Local perturbations by ligand binding of hydrogen deuterium exchange kinetics in a four-helix bundle protein, acyl coenzyme A binding protein (ACBP).

Amide hydrogen exchange kinetics of the individual amides in a four-helix bundle protein, acyl-coenzyme A binding protein, have been studied by nuclear magnetic resonance spectroscopy. The kinetics of amides with exchange rate constants in the range of 10(-25) to 10(-6.5) S-1 at pH 6.65 in free protein and the ligand-protein complex have been measured, and the effect of binding the ligand, palmitoyl-coenzyme A, on individual exchange rates has been analysed. Specific correlations between exchange kinetics and the structural properties of the individual amides known from the three-dimensional structure of acyl-coenzyme A binding protein have been examined.

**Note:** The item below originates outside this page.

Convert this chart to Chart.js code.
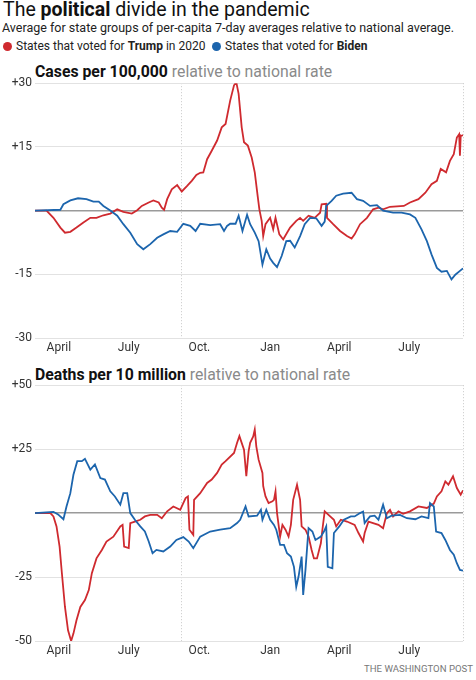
<!DOCTYPE html>
<html>
<head>
<meta charset="utf-8">
<script src="https://cdn.jsdelivr.net/npm/chart.js@4.4.1/dist/chart.umd.min.js"></script>
<style>
  html, body { margin: 0; padding: 0; background: #fff; }
  body { width: 476px; height: 680px; position: relative; overflow: hidden; font-family: Roboto, "Noto Sans", sans-serif; color: #111; }
  .t { position: absolute; white-space: nowrap; line-height: 1; }
  #title { left: 3px; top: 0px; font-size: 19.5px; }
  #sub { left: 2px; top: 22px; font-size: 12.5px; color: #222; }
  .leg { top: 40px; font-size: 12px; color: #222; }
  .dot { display: inline-block; width: 9px; height: 9px; border-radius: 50%; margin-right: 4px; vertical-align: -1px; }
  .head { left: 35px; font-size: 15.8px; }
  .head .g { color: #8a8a8a; }
  #credit { right: 3px; top: 664px; font-size: 9.6px; color: #777; }
  canvas { position: absolute; left: 0; }
</style>
</head>
<body>
<div class="t" id="title">The <b>political</b> divide in the pandemic</div>
<div class="t" id="sub">Average for state groups of per-capita 7-day averages relative to national average.</div>
<div class="t leg" style="left:3px"><span class="dot" style="background:#cf2a2f"></span>States that voted for <b>Trump</b> in 2020</div>
<div class="t leg" style="left:212px"><span class="dot" style="background:#1c65ad"></span>States that voted for <b>Biden</b></div>
<div class="t head" style="top:64px"><b>Cases per 100,000</b> <span class="g">relative to national rate</span></div>
<div class="t head" style="top:367px"><b>Deaths per 10 million</b> <span class="g">relative to national rate</span></div>
<div class="t" id="credit">THE WASHINGTON POST</div>

<div style="position:absolute;left:0;top:73px;width:476px;height:287px"><canvas id="casesChart"></canvas></div>
<div style="position:absolute;left:0;top:375px;width:476px;height:287px"><canvas id="deathsChart"></canvas></div>

<script>
// x axis: days since March 1, 2020
const monthDays = [31, 122, 214, 306, 396, 487];
const monthLabels = ["April", "July", "Oct.", "Jan", "April", "July"];
const guideDays = [191, 557];
const lastDay = 557;

const casesTicks = [-30, -15, 0, 15, 30];
const deathsTicks = [-50, -25, 0, 25, 50];

// Cases per 100,000, relative to national rate
const casesTrumpDays = [0, 15, 24, 33, 39, 46, 54, 63, 72, 80, 89, 98, 107, 115, 126, 133, 139, 148, 154, 161, 165, 168, 172, 178, 185, 191, 198, 204, 210, 215, 219, 224, 230, 237, 243, 248, 254, 259, 262, 265, 269, 272, 277, 282, 286, 290, 292, 295, 297, 300, 306, 310, 313, 318, 323, 328, 332, 340, 345, 349, 356, 364, 371, 373, 379, 380, 388, 397, 406, 412, 416, 423, 432, 440, 447, 453, 462, 480, 488, 499, 508, 516, 523, 528, 535, 540, 545, 549, 552, 553, 554, 557];
const casesTrump = [0, 0, -1.7, -4.0, -5.2, -5.0, -4.0, -2.8, -1.7, -1.7, -1.1, -0.7, 0.3, -0.3, -0.7, 0.1, 1.1, 1.9, 2.4, 1.9, 0.7, 0.2, 2.7, 5.0, 6.0, 4.5, 5.8, 7.0, 8.4, 8.9, 9.0, 12.1, 14.1, 16.5, 19.6, 20.4, 25.9, 29.5, 30.2, 27.5, 19.6, 16.1, 15.3, 12.5, 9.0, 3.1, 0.3, -2.4, -6.0, -3.2, -1.7, -4.4, -1.7, -5.6, -6.8, -5.2, -4.0, -2.4, -1.7, -2.4, -1.2, -1.7, -0.5, 1.5, 1.6, -1.7, -3.2, -4.8, -6.0, -6.6, -5.6, -3.2, -1.7, 0.3, 0.7, 0.3, 0.9, 1.1, 1.9, 2.7, 4.2, 6.2, 7.0, 9.8, 9.0, 11.7, 13.3, 17.2, 18.0, 12.9, 17.5, 17.8];

const casesBidenDays = [0, 33, 37, 46, 56, 67, 76, 83, 89, 98, 107, 115, 124, 133, 141, 150, 159, 167, 176, 185, 193, 202, 209, 215, 228, 241, 246, 250, 254, 261, 265, 270, 276, 280, 286, 291, 296, 301, 306, 310, 315, 321, 327, 332, 338, 345, 351, 358, 366, 373, 377, 379, 386, 392, 401, 412, 419, 427, 436, 445, 453, 466, 477, 488, 495, 503, 510, 516, 523, 529, 536, 542, 547, 553, 557];
const casesBiden = [0, 0.2, 1.5, 2.4, 2.9, 2.7, 2.1, 2.1, 1.1, 0, -1.2, -3.2, -5.2, -7.9, -9.1, -7.9, -6.4, -5.6, -4.8, -5.0, -3.1, -3.6, -4.8, -3.1, -3.4, -3.2, -4.8, -3.6, -3.1, -3.1, -1.2, -4.8, -1.0, -3.2, -5.2, -7.2, -12.7, -9.1, -11.3, -12.3, -13.3, -10.7, -7.2, -7.1, -8.7, -6.0, -3.2, -1.7, -1.8, -3.6, -2.6, 1.1, 2.3, 3.5, 4.0, 4.2, 2.7, 2.3, 1.1, 1.3, 0, -0.5, -0.5, -0.9, -1.7, -4.4, -7.2, -10.3, -13.5, -14.4, -14.2, -16.2, -15.1, -14.2, -13.6];

// Deaths per 10 million, relative to national rate
const deathsTrumpDays = [0, 20, 24, 28, 32, 35, 39, 43, 47, 50, 54, 59, 65, 70, 74, 80, 87, 93, 102, 111, 114, 116, 122, 124, 130, 137, 143, 150, 159, 165, 172, 180, 189, 196, 199, 201, 206, 207, 215, 224, 230, 237, 243, 248, 259, 263, 266, 272, 275, 278, 280, 284, 286, 288, 291, 296, 297, 300, 304, 309, 311, 313, 315, 319, 322, 326, 330, 333, 336, 341, 345, 347, 352, 356, 360, 363, 367, 372, 374, 377, 382, 389, 392, 398, 406, 416, 421, 427, 429, 434, 440, 447, 453, 458, 462, 466, 473, 479, 488, 499, 510, 519, 523, 529, 534, 538, 544, 549, 554, 557];
const deathsTrump = [0, 0, -1.3, -5.2, -13.1, -23.5, -36.7, -45.8, -50, -47.1, -41.9, -36.7, -34, -30.1, -23.5, -17.7, -14.4, -11.1, -9.2, -5.2, -4.6, -13.1, -13.7, -3.9, -3.3, -2.6, -1.3, -0.7, -0.7, -2.0, 0.7, 2.6, 1.3, 5.9, 6.5, -6.5, -8.5, 5.2, 7.8, 11.8, 13.1, 15.7, 19.0, 20.3, 23.5, 27.5, 30.1, 24.8, 14.4, 24.2, 27.5, 30, 32.7, 26.1, 20.9, 15.7, 10.5, 6.5, 3.9, 4.6, 5.2, 8.5, 0, -9.2, -4.6, -6.5, -9.2, -4.6, 5.2, 11.1, 5.2, -5.2, -6.5, -9.2, -14.4, -17.7, -17.7, -11.8, -6.5, 0.7, -0.7, -2.6, -5.2, -2.6, -3.3, -4.6, -7.8, -11.1, -7.8, -3.3, -3.9, -4.6, -5.9, 0, 1.3, -1.3, 0.7, -0.3, 0.7, 2.6, 2.0, 3.7, 6.5, 8.5, 12.4, 11.1, 14.4, 9.8, 7.2, 8.9];

const deathsBidenDays = [0, 24, 30, 37, 41, 46, 50, 55, 61, 65, 72, 78, 85, 91, 98, 104, 111, 115, 120, 124, 130, 137, 143, 148, 153, 158, 167, 176, 184, 193, 200, 206, 215, 228, 241, 254, 263, 267, 274, 278, 289, 294, 296, 301, 306, 311, 314, 319, 324, 328, 333, 337, 340, 343, 347, 349, 352, 356, 361, 365, 372, 376, 379, 381, 387, 389, 396, 402, 411, 416, 423, 427, 429, 436, 442, 447, 453, 458, 464, 475, 484, 495, 503, 512, 514, 519, 522, 529, 534, 540, 545, 549, 553, 557];
const deathsBiden = [0, 0.5, -0.5, -2.4, 2.6, 7.8, 15.0, 20.3, 20.3, 21.2, 17, 19, 13.7, 13.1, 8.5, 6.5, 3.3, 7.8, 7.8, 0, -2.6, -5.2, -7.2, -11.1, -15.7, -14.4, -15.0, -13.1, -10.5, -9.4, -11.1, -13.7, -9.2, -7.2, -6.5, -5.9, -3.9, -2.6, 2.6, -1.3, -1.0, 1.3, -2.6, 1.3, -2.6, -4.6, -6.5, -12.4, -12.4, -15.7, -17, -21, -28.8, -24.8, -17, -32, -22.2, -5.9, -7.2, -10.5, -9.2, -7.2, -5.2, -21, -21.6, -7.8, -5.2, -2.6, -1.3, -1.3, 0, 0.6, -3.9, -1.3, -1.0, -2.6, 3.3, -2.0, -1.0, -0.7, -2.0, -2.4, -1.3, -2.0, 3.9, 2.6, -7.2, -7.8, -10.5, -14.4, -16.3, -19.6, -22.2, -22.5];

const trumpColor = "#cf2a2f";
const bidenColor = "#1c65ad";

function pairs(days, vals) {
    return days.map((d, i) => ({ x: d, y: vals[i] }));
}

function makeChart(id, trumpDays, trumpVals, bidenDays, bidenVals, yTicks, padTop, xHeight) {
    const ctx = document.getElementById(id);
    return new Chart(ctx, {
        type: "line",
        data: {
            datasets: [
                { label: "Biden", data: pairs(bidenDays, bidenVals), borderColor: bidenColor, borderWidth: 1.8, pointRadius: 0, tension: 0 },
                { label: "Trump", data: pairs(trumpDays, trumpVals), borderColor: trumpColor, borderWidth: 1.8, pointRadius: 0, tension: 0 },
            ],
        },
        options: {
            responsive: true,
            maintainAspectRatio: false,
            animation: false,
            layout: { padding: { top: padTop, right: 13, left: 0, bottom: 0 } },
            plugins: { legend: { display: false }, tooltip: { enabled: false } },
            scales: {
                x: {
                    type: "linear",
                    min: 0,
                    max: lastDay,
                    afterBuildTicks: (axis) => {
                        axis.ticks = monthDays.concat(guideDays).sort((a, b) => a - b).map((v) => ({ value: v }));
                    },
                    afterFit: (axis) => { axis.height = xHeight; },
                    ticks: {
                        autoSkip: false,
                        maxRotation: 0,
                        padding: 3,
                        color: "#333",
                        font: { family: "Roboto", size: 12 },
                        callback: (v) => {
                            const i = monthDays.indexOf(v);
                            return i >= 0 ? monthLabels[i] : "";
                        },
                    },
                    grid: {
                        drawTicks: false,
                        color: (c) => (c.tick && guideDays.includes(c.tick.value) ? "#c8c8c8" : "rgba(0,0,0,0)"),
                        lineWidth: 1,
                    },
                    border: { display: false, dash: [1, 2] },
                },
                y: {
                    min: yTicks[0],
                    max: yTicks[yTicks.length - 1],
                    afterBuildTicks: (axis) => { axis.ticks = yTicks.map((v) => ({ value: v })); },
                    afterFit: (axis) => { axis.width = 35; },
                    ticks: {
                        padding: 3,
                        color: "#333",
                        font: { family: "Roboto", size: 12 },
                        callback: (v) => (v === 0 ? "" : v > 0 ? "+" + v : String(v)),
                    },
                    grid: {
                        drawTicks: false,
                        color: (c) => (c.tick && c.tick.value === 0 ? "#9a9a9a" : "#e2e2e2"),
                        lineWidth: (c) => (c.tick && c.tick.value === 0 ? 1.6 : 1),
                    },
                    border: { display: false },
                },
            },
        },
    });
}

makeChart("casesChart", casesTrumpDays, casesTrump, casesBidenDays, casesBiden, casesTicks, 5, 22);
makeChart("deathsChart", deathsTrumpDays, deathsTrump, deathsBidenDays, deathsBiden, deathsTicks, 6, 21);
</script>
</body>
</html>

Furthermore, an analysis has been performed comparing the structural perturbations of the protein-ligand interactions known from the three dimensional structure of the complex of palmitoyl-coenzyme A and acyl-coenzyme A binding protein with the ligand-induced perturbations on the amides exchange kinetics. Finally, the ligand-induced perturbations on hydrogen exchange have been compared with those on 15N relaxation. The results suggest that hydrogen exchange kinetics in the individual sites of acyl-coenzyme A binding protein are primarily determined by local structural features; they show that ligand binding gives rise mainly to changes localized at the sites of interaction between protein and ligand; they imply that the perturbation of exchange kinetics caused by ligation can be either, as in one example a local stabilisation of the pre-exchange equilibrium induced by formation of a hydrogen bond, or as seen here in several examples a reduction of the dynamic processes that lead to the opening and closing processes of the pre-exchange equilibrium. The results seem not to indicate changes in the rate of the final chemical exchange step.